Additionally, the area enjoys some historical precedent for cider making.
"The Don Valley used to be an orchard that was harvested by early Torontonians for cider -- until the trees were cut down in the early 1900s because of prohibition," he says. "If you walk it you can still find some of the trees that hung around." And that historical tie is not only good for a marketing angle, but also something that Noll hopes will prove useful from a practical standpoint.
"We would actually like to use these trees to graft a [new] orchard if possible," he says, telling me of his lofty plans to start a working orchard in the Don Valley from which to harvest apples. "We're thinking right across the river from the Evergreen Brick Works," he says. "There are open fields there."

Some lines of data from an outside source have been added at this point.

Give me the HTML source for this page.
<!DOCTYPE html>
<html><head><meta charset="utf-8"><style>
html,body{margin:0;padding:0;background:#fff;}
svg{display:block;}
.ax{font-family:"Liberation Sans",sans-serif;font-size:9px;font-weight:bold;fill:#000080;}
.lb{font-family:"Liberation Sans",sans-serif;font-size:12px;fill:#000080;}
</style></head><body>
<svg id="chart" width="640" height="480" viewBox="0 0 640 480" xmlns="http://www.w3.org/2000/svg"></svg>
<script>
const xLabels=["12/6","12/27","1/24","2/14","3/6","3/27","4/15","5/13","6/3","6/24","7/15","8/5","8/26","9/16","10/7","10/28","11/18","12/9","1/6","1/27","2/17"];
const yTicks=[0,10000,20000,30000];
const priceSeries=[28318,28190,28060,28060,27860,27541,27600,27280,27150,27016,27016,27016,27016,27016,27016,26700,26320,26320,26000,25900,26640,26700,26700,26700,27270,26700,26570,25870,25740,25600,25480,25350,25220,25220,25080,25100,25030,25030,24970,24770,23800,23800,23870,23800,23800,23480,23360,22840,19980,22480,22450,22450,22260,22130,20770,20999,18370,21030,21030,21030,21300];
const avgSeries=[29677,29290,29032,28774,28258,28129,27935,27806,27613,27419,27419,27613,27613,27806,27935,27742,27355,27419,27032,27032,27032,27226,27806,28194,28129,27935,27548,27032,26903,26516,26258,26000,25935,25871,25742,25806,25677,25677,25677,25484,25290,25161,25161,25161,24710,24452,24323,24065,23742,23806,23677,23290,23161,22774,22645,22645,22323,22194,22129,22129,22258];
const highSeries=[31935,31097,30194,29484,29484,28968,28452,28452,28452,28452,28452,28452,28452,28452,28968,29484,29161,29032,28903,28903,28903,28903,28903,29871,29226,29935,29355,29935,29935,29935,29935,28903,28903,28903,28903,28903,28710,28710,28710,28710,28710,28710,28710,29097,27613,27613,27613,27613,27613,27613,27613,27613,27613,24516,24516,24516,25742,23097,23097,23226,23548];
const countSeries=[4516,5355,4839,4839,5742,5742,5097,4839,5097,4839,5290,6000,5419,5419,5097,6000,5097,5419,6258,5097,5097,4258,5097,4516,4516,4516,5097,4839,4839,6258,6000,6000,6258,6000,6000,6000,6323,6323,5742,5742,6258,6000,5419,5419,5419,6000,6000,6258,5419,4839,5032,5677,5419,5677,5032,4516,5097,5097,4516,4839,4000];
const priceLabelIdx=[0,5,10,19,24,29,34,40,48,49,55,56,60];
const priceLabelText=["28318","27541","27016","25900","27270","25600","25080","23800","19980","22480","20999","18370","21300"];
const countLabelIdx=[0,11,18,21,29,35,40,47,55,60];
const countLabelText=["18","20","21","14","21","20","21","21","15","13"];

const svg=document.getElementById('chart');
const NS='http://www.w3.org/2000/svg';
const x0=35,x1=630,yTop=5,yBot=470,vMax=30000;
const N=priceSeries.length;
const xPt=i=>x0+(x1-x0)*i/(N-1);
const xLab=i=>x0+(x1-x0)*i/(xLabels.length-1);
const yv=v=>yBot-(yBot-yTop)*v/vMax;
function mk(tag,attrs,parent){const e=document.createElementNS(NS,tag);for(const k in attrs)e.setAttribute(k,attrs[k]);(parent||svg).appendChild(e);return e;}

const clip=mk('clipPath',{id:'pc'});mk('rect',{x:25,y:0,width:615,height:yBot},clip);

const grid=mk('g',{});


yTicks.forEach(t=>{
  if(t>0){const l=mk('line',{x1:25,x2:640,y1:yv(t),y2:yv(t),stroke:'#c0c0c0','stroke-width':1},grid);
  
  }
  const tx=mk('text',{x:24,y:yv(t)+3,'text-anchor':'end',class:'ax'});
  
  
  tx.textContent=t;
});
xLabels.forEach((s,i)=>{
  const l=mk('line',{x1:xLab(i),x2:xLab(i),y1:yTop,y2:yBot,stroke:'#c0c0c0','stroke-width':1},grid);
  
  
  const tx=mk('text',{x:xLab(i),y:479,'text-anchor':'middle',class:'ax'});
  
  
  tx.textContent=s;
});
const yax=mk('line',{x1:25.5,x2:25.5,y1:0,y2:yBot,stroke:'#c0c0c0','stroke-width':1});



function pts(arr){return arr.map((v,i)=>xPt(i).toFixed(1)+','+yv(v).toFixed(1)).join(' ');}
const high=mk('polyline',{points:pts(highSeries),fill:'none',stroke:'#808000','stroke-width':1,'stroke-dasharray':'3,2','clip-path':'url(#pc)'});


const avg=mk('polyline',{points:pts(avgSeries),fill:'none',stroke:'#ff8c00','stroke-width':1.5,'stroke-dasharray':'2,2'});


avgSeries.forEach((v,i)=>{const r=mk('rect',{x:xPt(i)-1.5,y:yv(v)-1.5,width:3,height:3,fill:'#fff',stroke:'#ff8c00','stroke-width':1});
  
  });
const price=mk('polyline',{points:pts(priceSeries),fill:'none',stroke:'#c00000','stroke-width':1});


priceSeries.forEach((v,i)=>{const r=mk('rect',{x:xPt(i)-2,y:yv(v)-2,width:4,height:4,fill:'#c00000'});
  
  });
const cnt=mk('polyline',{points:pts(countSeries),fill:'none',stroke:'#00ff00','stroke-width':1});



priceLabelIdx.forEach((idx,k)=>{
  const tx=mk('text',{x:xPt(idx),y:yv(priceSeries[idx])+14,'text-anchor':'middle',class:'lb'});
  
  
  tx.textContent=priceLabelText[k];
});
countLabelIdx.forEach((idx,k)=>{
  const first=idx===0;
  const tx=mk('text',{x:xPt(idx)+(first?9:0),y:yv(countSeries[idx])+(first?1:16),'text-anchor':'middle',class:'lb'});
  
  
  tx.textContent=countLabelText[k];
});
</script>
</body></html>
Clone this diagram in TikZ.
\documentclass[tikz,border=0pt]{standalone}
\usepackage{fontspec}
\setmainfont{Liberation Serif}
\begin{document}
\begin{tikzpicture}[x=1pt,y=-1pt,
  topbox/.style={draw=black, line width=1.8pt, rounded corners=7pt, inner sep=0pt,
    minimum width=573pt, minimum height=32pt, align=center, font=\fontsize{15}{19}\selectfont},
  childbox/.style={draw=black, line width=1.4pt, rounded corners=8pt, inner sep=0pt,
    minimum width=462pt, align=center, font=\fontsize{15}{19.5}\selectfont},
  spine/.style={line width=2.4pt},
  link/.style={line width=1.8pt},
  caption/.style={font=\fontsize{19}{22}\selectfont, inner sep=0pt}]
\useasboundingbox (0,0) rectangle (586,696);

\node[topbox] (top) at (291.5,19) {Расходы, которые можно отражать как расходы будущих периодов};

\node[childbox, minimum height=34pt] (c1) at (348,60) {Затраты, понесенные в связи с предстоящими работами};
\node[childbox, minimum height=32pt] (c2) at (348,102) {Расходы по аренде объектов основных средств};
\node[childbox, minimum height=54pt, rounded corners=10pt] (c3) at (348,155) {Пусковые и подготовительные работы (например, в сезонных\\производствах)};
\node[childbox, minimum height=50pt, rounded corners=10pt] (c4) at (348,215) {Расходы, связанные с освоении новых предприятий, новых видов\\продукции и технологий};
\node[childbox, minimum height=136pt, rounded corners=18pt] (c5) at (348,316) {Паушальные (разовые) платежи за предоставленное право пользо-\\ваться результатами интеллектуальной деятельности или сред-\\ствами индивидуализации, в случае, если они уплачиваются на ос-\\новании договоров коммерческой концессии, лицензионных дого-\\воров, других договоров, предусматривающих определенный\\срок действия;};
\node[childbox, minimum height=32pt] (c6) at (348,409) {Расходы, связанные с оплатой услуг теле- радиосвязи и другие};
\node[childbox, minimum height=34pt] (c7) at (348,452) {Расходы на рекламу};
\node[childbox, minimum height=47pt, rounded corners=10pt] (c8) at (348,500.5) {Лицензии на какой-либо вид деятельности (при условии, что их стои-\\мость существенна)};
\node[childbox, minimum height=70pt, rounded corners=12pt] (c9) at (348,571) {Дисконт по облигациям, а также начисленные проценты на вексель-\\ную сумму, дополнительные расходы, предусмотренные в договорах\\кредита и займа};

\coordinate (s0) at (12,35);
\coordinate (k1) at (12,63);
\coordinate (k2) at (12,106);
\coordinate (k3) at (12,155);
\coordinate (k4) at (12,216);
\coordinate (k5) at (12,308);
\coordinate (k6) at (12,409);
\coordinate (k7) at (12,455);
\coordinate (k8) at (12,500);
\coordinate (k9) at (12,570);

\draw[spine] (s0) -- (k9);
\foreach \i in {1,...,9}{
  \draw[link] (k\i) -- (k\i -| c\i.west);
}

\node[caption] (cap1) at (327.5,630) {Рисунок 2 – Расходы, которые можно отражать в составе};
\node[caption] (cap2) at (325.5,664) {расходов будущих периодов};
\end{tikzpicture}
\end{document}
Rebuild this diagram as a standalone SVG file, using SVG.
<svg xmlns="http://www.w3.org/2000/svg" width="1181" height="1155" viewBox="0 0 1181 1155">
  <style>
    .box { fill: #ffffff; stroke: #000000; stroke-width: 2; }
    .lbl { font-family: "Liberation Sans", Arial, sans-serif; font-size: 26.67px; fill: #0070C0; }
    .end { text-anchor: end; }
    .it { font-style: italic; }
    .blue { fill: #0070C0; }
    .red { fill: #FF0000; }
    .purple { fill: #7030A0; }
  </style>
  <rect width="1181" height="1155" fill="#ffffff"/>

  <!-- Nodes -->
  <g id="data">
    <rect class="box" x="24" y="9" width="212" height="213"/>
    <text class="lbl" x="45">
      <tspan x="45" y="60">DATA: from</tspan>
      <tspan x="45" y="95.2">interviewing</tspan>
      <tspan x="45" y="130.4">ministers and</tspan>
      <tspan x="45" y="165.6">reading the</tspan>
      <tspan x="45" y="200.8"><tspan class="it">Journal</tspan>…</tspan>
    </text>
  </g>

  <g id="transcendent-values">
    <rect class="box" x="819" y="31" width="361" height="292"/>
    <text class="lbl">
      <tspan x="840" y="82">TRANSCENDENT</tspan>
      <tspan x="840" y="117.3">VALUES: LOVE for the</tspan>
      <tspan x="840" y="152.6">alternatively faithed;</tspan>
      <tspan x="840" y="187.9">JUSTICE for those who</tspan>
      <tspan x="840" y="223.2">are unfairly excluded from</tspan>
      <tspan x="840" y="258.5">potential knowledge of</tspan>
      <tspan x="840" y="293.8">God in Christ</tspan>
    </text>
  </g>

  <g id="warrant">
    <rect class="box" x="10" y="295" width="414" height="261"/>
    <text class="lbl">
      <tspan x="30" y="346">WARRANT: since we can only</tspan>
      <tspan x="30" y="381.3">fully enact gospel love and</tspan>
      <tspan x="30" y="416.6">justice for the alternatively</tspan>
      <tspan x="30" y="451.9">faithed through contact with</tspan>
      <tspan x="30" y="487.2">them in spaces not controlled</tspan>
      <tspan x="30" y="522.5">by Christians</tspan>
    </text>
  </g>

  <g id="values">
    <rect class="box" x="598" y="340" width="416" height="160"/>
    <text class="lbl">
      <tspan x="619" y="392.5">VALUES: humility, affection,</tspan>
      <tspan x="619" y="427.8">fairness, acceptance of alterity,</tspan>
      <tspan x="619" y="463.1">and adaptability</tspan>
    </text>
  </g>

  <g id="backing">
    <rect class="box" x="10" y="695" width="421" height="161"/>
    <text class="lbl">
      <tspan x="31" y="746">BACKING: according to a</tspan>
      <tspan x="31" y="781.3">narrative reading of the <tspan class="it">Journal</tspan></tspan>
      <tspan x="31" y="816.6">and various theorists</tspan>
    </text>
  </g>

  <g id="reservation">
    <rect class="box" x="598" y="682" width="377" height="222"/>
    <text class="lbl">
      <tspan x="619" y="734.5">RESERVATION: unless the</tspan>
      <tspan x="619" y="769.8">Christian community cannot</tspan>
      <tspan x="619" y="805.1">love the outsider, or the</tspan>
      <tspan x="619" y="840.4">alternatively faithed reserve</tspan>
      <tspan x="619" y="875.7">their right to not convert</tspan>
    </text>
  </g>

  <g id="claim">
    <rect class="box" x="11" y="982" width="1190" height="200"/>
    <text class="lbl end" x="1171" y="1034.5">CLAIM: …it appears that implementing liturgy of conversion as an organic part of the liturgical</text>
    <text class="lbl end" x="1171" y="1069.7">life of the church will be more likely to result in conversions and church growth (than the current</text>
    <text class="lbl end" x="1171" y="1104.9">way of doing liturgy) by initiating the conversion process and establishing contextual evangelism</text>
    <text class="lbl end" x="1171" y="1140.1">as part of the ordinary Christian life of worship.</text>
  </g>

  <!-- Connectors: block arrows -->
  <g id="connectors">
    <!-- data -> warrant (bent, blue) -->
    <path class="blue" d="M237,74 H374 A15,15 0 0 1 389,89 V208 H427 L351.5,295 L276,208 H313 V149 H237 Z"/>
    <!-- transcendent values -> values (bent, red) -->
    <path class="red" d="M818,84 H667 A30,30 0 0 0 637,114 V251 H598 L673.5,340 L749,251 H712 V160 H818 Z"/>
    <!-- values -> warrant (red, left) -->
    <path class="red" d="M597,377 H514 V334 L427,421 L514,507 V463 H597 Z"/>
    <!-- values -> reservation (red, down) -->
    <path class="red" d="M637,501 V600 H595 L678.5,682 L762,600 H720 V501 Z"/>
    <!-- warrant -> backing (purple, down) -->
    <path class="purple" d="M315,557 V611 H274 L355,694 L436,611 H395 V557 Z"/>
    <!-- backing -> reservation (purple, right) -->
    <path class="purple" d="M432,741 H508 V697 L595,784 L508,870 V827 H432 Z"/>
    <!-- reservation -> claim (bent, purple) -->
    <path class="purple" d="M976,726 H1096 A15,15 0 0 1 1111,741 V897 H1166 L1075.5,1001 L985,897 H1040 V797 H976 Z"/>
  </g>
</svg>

As is a common refrain when it comes to the sale of beverage alcohol in Ontario, Noll's plans don't come without some degree of red tape. Current laws, for example, state that in order to have an on-site retail store, Brickworks Ciderhouse will need five acres of fruit trees attached to the property. While that might sound crazy, he's optimistic that his Don Valley orchard will someday help him meet that requirement, but it will take a full five years before any orchard is ready for production and his plan can start to....uh...bear fruit (sorry).
"We are currently working with the city to try and make this a reality," he says. "Just Imagine, apple picking in downtown Toronto."
And so Noll is working toward a cider house in the Brickworks that he hopes will stand as a flagship for craft ciders in Canada. There will be a small menu of local food available that pairs with the different ciders, a small general store, and, of course, an onsite cidery. The plan is to get started this winter in order to open the doors for the spring of 2015.
In the meantime, Brickworks Ciderhouse is using a blend of apples from Georgian bay and Niagara region micro-climates and is crafting its cider at a commercial cidery in North Toronto. Their first release, Batch 1904, is a UK-style dry cider, and is named after the fire of 1904 that burned Toronto to the ground.
The name is intended to honour the city's ability to continue to stand tall in the 100 years since that fire (interestingly, most of the bricks that were used to rebuild Toronto after that fire were made at the cidery's future home, the Brick Works).
But you won't have to wait until the Brickworks Ciderhouse opens to try Batch 1904. Noll tells me he's on track for a product launch during the May 2-4 long weekend when you'll be able to find 473mL cans of his cider for $3.10/can in most LCBOs. He also says he expects to be available in Toronto pubs and bars, so if you like Batch 1904, you'll have plenty of places to get it while you wait for the city's first cidery to open its doors.